The real moral hypocrisy to behold here is not on the left, therefore, but on the right. The same political party and—in some cases—the same individuals who two decades ago thought the U.S. military could do no wrong, who promoted bogus U.S. intelligence to support an aggressive invasion, who seemed to support any U.S. military action, no matter how flagrantly it violated international law or human rights prohibitions against torture and indefinite detention, so long as it was directed against poorer countries in the developing world, now suddenly turns coward when the vaunted values of freedom and democracy and self-determination are actually under attack from a comparably-sized rival great power.
Where are the brave voices now that so loudly cried "to arms" in 2003? Once they are no longer picking on the weak, once they are no longer leading an invasion in a contest they are certain to win, but are instead facing down a strong foe who is doing the invading this time around, they have suddenly dropped their tail between their legs. They are, as William Hazlitt once wrote of Cobbett, "bullying and cowardly; a Big Ben in politics, who will fall upon others and crush them by [their] weight, but [are] not prepared for resistance, and [are] soon staggered by a few smart blows." In short, now that they are facing an enemy their own size, instead of a weaker victim, they are utterly craven.
In my post just over a year ago, in which I issued my prophecy about the direction the American right would ultimately go in the face of Putin's aggression, I quoted a poem by E.E. Cummings that denounced in blistering terms the U.S.'s failure to support its Hungarian allies in the face of a Soviet invasion.

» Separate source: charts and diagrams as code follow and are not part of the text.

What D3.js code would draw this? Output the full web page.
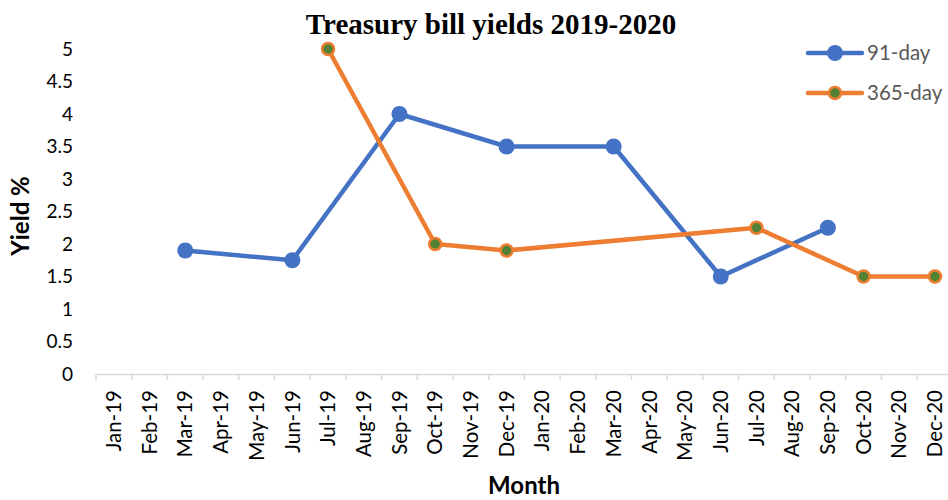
<!DOCTYPE html>
<html>
<head>
<meta charset="utf-8">
<script src="https://cdn.jsdelivr.net/npm/d3@7"></script>
<style>
  body { margin: 0; background: #fff; }
  svg { display: block; }
</style>
</head>
<body>
<svg id="chart" width="948" height="500"></svg>
<script>
// Months on the category axis
const months = ["Jan-19","Feb-19","Mar-19","Apr-19","May-19","Jun-19","Jul-19","Aug-19","Sep-19","Oct-19","Nov-19","Dec-19",
                "Jan-20","Feb-20","Mar-20","Apr-20","May-20","Jun-20","Jul-20","Aug-20","Sep-20","Oct-20","Nov-20","Dec-20"];
// Yields (%) — null where no auction value was recorded
const yield91  = [null,null,1.9,null,null,1.75,null,null,4.0,null,null,3.5,null,null,3.5,null,null,1.5,null,null,2.25,null,null,null];
const yield365 = [null,null,null,null,null,null,5.0,null,null,2.0,null,1.9,null,null,null,null,null,null,2.25,null,null,1.5,null,1.5];
const yTicks = [0,0.5,1,1.5,2,2.5,3,3.5,4,4.5,5];
const seriesNames = ["91-day","365-day"];

const svg = d3.select("#chart");
const font = "Lato, 'Open Sans', sans-serif";

const x = d3.scaleBand().domain(months).range([96, 96 + 35.7 * months.length]).padding(0);
const y = d3.scaleLinear().domain([0, 5]).range([374, 49]);

// Title
svg.append("text")
  .attr("x", 491).attr("y", 34)
  .attr("text-anchor", "middle")
  .attr("font-family", "'Liberation Serif', 'Times New Roman', serif")
  .attr("font-weight", "bold").attr("font-size", 29)
  .attr("fill", "#000")
  .text("Treasury bill yields 2019-2020");

// Y axis: labels only
const yAxis = svg.append("g").attr("transform", "translate(79,0)")
  .call(d3.axisLeft(y).tickValues(yTicks).tickSize(0).tickPadding(6).tickFormat(d3.format("")));
yAxis.select(".domain").remove();
yAxis.selectAll("text")
  .attr("font-family", font).attr("font-size", 19).attr("fill", "#000");

// X axis with rotated month labels
const xAxis = svg.append("g").attr("transform", "translate(0,374)")
  .call(d3.axisBottom(x).tickSizeOuter(0).tickSize(0));
xAxis.select(".domain").attr("stroke", "#d9d9d9").attr("stroke-width", 1.5);
// tick marks at category boundaries
xAxis.selectAll(".bound")
  .data(months)
  .enter().append("line")
  .attr("class", "bound")
  .attr("x1", d => x(d)).attr("x2", d => x(d))
  .attr("y1", 0).attr("y2", 6)
  .attr("stroke", "#d9d9d9").attr("stroke-width", 1.5);
xAxis.selectAll(".tick text")
  .attr("font-family", font).attr("font-size", 20.5).attr("fill", "#000")
  .attr("text-anchor", "end")
  .attr("transform", "rotate(-90)")
  .attr("x", -16).attr("y", 0).attr("dy", "0.35em");

// Axis titles
svg.append("text")
  .attr("x", 524).attr("y", 494)
  .attr("text-anchor", "middle")
  .attr("font-family", font).attr("font-weight", "bold").attr("font-size", 24)
  .text("Month");
svg.append("text")
  .attr("transform", "translate(29,216) rotate(-90)")
  .attr("text-anchor", "middle")
  .attr("font-family", font).attr("font-weight", "bold").attr("font-size", 24)
  .text("Yield %");

const cx = i => x(months[i]) + x.bandwidth() / 2;
const line = d3.line().x(d => cx(d.i)).y(d => y(d.v));

const pts = arr => arr.map((v, i) => ({ i, v })).filter(d => d.v !== null);

const series = [
  { name: seriesNames[0], data: pts(yield91), color: "#4472C4", fill: "#4472C4", r: 8, sw: 0 },
  { name: seriesNames[1], data: pts(yield365), color: "#ED7D31", fill: "#548235", r: 6, sw: 2.5 }
];

series.forEach(s => {
  svg.append("path")
    .datum(s.data)
    .attr("d", line)
    .attr("fill", "none")
    .attr("stroke", s.color)
    .attr("stroke-width", 4.5)
    .attr("stroke-linejoin", "round");
});
series.forEach(s => {
  svg.append("g").selectAll("circle")
    .data(s.data).enter().append("circle")
    .attr("cx", d => cx(d.i)).attr("cy", d => y(d.v))
    .attr("r", s.r)
    .attr("fill", s.fill)
    .attr("stroke", s.color).attr("stroke-width", s.sw);
});

// Legend
const legend = svg.append("g");
series.forEach((s, k) => {
  const ly = 53 + k * 40;
  legend.append("line")
    .attr("x1", 808).attr("x2", 862).attr("y1", ly).attr("y2", ly)
    .attr("stroke", s.color).attr("stroke-width", 4.5).attr("stroke-linecap", "round");
  legend.append("circle")
    .attr("cx", 835).attr("cy", ly).attr("r", s.r)
    .attr("fill", s.fill).attr("stroke", s.color).attr("stroke-width", s.sw);
  legend.append("text")
    .attr("x", 867).attr("y", ly).attr("dy", "0.35em")
    .attr("font-family", font).attr("font-size", 20.5).attr("fill", "#595959")
    .text(s.name);
});
</script>
</body>
</html>
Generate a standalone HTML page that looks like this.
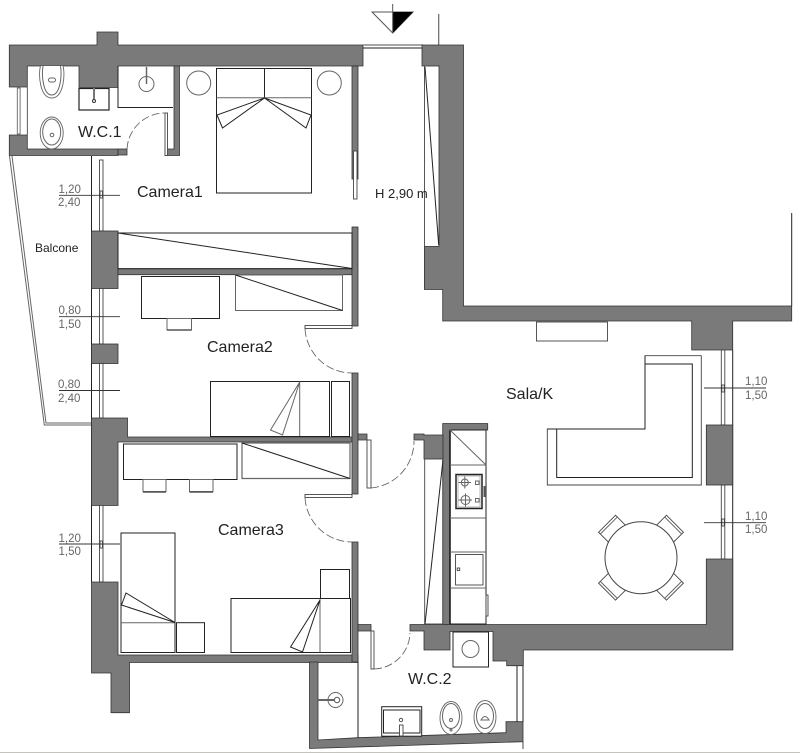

One fears that the cowardly sentiments Cummings attributed to U.S. leadership at the time describe equally well—if not even better— the foreign policy attitude of the emerging GOP frontrunners: "be quiet little hungary," [or, let us substitute, Ukraine] they say, "and do as you are bid/a good kind bear is angary/we fear for the quo pro quid."
And as we look with dread upon the coming 2024 elections, when this is almost certain to be a hotly-debated issue, and the future of U.S. support for the Ukrainian defense may be in jeopardy, I am tempted to side with the cynical sentiments with which Cummings closed: "so rah-rah-rah democracy/let's all be as thankful as hell/and bury the statue of liberty/(because it begins to smell)."